Short task -> Tell how many lines carry the word "source"; the reply is the number and nothing else.

..........

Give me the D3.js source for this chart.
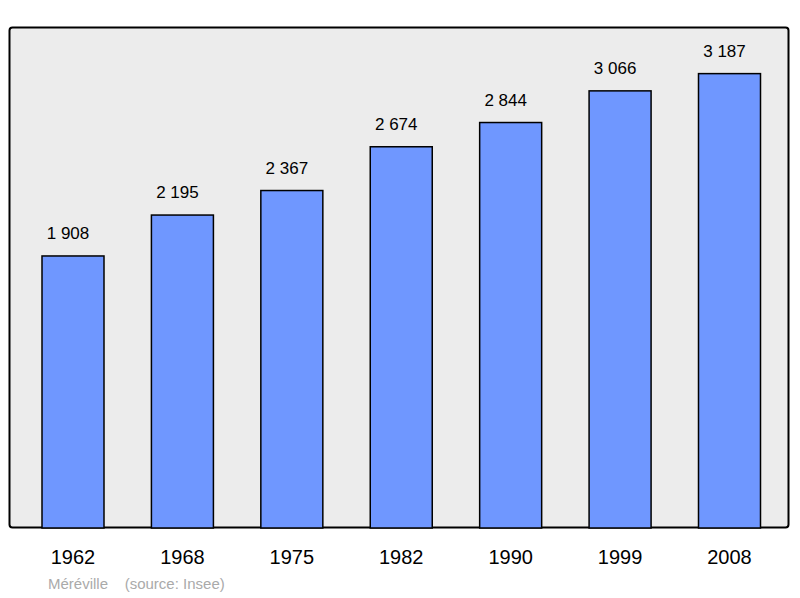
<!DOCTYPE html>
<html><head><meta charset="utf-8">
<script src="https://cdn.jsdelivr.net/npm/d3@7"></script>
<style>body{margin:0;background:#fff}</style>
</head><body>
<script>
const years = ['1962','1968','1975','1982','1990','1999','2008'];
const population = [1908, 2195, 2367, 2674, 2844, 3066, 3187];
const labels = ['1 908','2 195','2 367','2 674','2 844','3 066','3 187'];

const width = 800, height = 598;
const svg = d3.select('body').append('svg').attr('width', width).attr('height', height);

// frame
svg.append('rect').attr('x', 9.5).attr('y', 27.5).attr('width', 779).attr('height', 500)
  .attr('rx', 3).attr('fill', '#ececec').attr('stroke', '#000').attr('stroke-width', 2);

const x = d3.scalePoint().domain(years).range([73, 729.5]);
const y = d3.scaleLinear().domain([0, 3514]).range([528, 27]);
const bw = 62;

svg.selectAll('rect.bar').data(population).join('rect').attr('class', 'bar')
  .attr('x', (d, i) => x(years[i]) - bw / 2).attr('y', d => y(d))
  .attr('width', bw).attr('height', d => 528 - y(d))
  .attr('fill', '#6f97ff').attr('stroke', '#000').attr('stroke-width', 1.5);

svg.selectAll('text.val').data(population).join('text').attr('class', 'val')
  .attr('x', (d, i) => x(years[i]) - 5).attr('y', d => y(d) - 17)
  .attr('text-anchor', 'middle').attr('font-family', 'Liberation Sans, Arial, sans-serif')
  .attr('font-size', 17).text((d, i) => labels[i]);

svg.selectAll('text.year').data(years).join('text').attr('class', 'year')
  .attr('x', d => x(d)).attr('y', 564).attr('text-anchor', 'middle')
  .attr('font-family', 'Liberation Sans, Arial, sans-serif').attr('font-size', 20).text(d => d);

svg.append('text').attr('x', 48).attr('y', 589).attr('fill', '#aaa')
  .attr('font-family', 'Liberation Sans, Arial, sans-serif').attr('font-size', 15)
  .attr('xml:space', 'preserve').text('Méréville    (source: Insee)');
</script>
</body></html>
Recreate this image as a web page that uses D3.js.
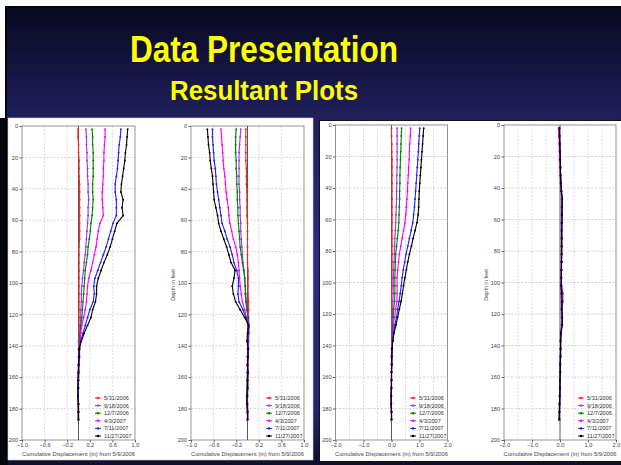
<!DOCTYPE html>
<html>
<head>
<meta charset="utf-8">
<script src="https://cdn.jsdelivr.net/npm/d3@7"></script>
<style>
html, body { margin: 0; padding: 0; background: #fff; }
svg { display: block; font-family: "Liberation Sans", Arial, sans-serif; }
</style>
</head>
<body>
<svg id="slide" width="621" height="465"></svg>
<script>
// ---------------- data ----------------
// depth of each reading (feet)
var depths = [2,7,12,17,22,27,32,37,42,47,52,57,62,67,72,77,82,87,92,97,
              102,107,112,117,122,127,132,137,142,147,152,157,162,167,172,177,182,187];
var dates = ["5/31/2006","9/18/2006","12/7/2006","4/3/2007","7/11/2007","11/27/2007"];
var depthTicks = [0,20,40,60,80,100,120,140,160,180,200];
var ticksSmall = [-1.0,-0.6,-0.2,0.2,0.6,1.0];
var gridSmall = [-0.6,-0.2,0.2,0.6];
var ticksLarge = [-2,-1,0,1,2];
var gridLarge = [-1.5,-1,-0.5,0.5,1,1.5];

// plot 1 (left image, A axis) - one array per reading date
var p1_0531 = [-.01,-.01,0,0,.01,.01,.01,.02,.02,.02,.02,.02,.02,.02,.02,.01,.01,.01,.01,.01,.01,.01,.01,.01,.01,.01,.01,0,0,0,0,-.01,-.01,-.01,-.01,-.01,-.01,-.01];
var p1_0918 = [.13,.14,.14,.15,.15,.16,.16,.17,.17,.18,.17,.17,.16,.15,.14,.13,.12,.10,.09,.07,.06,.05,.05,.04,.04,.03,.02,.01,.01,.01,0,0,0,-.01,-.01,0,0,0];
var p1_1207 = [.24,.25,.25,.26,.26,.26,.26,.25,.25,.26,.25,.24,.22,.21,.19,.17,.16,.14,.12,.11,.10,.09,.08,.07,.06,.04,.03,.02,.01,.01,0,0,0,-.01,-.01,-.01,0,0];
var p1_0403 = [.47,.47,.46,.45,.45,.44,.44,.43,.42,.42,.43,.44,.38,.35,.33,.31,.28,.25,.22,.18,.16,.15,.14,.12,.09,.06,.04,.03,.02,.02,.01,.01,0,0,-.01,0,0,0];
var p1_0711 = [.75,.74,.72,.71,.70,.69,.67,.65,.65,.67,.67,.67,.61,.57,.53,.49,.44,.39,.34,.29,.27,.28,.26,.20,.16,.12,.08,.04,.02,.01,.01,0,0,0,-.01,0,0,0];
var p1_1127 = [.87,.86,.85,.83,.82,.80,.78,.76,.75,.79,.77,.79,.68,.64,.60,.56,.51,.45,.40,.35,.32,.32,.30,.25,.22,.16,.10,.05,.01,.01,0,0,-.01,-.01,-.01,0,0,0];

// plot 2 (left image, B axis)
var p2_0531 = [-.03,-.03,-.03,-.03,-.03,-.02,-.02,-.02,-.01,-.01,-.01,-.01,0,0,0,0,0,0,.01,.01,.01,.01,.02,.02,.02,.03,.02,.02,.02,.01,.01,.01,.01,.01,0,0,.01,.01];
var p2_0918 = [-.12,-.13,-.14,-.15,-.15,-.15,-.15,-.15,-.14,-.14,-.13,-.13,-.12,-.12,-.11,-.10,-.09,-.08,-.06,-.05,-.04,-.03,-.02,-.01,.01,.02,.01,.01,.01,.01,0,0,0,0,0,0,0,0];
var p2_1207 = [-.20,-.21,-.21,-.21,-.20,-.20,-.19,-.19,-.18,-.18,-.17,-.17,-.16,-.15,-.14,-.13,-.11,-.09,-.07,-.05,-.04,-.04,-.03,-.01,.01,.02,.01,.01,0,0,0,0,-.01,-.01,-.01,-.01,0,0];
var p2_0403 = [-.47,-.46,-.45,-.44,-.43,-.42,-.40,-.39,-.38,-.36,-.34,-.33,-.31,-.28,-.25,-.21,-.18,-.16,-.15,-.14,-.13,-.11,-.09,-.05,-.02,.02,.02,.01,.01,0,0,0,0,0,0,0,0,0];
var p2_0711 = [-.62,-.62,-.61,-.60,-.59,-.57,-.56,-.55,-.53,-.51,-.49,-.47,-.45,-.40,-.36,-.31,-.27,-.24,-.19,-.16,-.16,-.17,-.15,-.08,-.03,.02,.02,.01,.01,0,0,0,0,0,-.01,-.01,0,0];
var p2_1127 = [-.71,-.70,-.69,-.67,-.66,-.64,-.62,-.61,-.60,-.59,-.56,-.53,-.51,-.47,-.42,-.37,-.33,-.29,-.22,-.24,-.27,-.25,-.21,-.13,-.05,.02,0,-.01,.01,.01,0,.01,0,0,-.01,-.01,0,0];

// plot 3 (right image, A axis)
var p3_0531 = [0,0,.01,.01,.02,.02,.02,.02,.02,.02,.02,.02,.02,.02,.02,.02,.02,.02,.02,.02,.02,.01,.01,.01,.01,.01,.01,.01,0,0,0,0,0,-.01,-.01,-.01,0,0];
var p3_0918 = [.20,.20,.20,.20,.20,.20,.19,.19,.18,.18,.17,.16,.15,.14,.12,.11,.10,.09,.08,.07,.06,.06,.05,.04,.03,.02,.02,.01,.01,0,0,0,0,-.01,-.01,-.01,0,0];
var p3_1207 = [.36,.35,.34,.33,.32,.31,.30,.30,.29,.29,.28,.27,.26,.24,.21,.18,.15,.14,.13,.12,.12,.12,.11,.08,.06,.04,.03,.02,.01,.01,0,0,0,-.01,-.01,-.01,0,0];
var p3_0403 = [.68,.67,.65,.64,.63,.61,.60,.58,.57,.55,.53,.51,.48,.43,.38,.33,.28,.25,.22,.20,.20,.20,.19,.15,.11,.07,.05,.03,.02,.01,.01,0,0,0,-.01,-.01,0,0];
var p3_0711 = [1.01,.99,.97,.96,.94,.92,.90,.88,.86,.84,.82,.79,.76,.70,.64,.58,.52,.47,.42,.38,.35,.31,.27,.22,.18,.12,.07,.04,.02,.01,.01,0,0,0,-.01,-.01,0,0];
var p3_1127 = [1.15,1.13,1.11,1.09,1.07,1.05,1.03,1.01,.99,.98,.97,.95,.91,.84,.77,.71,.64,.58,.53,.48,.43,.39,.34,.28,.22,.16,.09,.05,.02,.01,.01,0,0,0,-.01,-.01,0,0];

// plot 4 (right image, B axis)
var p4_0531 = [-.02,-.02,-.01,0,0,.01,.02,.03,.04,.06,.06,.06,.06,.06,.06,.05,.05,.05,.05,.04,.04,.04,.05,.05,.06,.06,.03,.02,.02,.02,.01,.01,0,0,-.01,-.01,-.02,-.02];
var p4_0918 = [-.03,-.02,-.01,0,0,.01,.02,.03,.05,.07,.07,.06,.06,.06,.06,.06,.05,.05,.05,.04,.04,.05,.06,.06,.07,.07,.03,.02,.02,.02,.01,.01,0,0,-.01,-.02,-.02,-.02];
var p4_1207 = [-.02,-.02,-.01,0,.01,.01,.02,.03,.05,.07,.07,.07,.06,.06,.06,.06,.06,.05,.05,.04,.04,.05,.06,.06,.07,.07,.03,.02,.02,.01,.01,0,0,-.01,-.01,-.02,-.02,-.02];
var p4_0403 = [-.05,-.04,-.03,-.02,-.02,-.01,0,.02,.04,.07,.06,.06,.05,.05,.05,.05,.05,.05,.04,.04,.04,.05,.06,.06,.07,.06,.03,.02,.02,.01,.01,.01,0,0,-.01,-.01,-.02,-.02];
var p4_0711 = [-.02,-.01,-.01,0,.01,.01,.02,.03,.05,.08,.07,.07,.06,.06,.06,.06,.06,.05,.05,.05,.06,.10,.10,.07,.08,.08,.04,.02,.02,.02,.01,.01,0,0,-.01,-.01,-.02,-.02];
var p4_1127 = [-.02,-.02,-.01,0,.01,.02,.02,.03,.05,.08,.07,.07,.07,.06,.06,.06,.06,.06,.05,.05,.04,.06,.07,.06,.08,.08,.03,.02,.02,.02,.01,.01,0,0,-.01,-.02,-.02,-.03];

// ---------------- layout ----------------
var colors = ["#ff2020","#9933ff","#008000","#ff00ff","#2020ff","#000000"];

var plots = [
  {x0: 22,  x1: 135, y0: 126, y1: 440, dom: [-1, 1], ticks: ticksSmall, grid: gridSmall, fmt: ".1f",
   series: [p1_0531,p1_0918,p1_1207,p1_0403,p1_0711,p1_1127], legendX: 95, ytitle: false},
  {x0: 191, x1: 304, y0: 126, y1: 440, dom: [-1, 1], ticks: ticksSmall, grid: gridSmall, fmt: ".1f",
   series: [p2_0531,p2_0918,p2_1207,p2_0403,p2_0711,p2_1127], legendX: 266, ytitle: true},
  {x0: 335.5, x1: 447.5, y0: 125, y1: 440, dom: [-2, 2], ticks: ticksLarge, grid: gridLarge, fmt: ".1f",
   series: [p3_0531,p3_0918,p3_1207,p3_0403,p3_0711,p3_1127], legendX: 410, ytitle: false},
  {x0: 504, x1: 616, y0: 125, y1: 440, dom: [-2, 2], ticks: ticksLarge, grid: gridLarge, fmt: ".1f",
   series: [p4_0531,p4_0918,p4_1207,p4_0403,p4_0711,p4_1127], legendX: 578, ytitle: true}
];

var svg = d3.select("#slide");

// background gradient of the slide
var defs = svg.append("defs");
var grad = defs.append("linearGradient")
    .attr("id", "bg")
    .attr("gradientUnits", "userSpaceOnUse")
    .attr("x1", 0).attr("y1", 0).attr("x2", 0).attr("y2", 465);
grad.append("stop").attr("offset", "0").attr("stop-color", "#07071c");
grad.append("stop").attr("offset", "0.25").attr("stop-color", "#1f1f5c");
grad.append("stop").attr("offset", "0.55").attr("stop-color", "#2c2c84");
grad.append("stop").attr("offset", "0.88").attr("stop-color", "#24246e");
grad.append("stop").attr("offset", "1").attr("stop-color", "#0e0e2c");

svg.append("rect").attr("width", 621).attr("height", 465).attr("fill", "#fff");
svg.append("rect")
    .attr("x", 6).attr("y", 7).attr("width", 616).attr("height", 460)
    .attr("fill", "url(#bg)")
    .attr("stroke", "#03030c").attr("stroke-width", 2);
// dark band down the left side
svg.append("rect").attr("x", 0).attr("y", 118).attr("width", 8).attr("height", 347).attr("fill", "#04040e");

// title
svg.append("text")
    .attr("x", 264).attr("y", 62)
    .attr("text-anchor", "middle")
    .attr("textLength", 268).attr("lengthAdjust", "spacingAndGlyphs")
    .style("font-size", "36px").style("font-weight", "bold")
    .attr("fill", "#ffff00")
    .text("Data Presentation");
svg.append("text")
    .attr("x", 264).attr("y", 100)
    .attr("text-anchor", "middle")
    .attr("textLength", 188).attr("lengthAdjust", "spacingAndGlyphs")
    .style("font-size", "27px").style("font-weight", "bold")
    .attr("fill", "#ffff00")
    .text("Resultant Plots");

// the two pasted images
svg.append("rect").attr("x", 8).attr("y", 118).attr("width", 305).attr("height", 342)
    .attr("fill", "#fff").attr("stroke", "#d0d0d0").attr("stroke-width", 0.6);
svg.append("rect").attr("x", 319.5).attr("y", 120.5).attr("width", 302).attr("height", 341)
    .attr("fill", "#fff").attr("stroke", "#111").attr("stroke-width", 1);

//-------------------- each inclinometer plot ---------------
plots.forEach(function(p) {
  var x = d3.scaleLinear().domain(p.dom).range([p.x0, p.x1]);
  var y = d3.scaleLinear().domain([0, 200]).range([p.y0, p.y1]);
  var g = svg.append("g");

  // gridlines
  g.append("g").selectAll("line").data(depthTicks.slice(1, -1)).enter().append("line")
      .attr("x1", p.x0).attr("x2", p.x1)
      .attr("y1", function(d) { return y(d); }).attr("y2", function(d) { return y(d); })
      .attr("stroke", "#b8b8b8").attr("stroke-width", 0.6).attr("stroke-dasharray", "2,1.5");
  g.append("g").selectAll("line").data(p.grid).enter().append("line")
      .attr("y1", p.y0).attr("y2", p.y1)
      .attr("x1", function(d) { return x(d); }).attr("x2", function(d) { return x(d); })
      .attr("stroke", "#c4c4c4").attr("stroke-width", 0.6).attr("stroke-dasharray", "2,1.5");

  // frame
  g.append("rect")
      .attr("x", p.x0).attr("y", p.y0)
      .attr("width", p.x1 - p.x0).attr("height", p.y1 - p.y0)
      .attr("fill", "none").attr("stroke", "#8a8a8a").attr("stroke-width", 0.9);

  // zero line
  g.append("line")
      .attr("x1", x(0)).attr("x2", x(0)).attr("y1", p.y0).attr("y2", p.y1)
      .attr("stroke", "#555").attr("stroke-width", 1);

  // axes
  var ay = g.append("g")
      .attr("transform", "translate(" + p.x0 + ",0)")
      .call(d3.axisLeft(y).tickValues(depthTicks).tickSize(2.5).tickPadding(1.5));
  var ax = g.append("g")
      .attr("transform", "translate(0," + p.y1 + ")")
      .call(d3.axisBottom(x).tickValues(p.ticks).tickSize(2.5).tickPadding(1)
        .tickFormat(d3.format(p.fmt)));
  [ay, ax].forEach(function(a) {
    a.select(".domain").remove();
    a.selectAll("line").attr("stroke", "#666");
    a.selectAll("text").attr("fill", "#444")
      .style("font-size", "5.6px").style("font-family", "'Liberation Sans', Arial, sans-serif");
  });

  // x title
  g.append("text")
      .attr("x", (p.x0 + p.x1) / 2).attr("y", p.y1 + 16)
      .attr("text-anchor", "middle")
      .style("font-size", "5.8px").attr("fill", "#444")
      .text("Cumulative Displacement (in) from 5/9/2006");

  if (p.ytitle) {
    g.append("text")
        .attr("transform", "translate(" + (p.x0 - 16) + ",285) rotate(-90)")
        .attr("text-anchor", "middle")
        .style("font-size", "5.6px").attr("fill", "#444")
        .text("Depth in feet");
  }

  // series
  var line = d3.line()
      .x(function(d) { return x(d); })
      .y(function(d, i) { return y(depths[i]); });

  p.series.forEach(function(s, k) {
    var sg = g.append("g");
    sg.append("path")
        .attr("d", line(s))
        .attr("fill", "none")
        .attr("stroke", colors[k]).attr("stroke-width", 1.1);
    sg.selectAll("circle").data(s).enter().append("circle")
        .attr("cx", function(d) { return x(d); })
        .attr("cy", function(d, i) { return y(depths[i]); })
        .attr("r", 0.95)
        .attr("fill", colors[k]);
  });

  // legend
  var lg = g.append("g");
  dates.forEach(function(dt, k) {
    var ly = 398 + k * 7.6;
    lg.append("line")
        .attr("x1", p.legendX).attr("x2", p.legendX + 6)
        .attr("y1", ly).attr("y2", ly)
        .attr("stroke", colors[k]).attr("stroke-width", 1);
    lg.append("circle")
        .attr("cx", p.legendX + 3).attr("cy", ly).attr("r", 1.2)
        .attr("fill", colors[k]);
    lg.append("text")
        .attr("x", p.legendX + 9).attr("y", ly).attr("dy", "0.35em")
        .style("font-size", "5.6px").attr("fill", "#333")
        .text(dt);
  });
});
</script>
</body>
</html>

..........

Exercise solution -> 2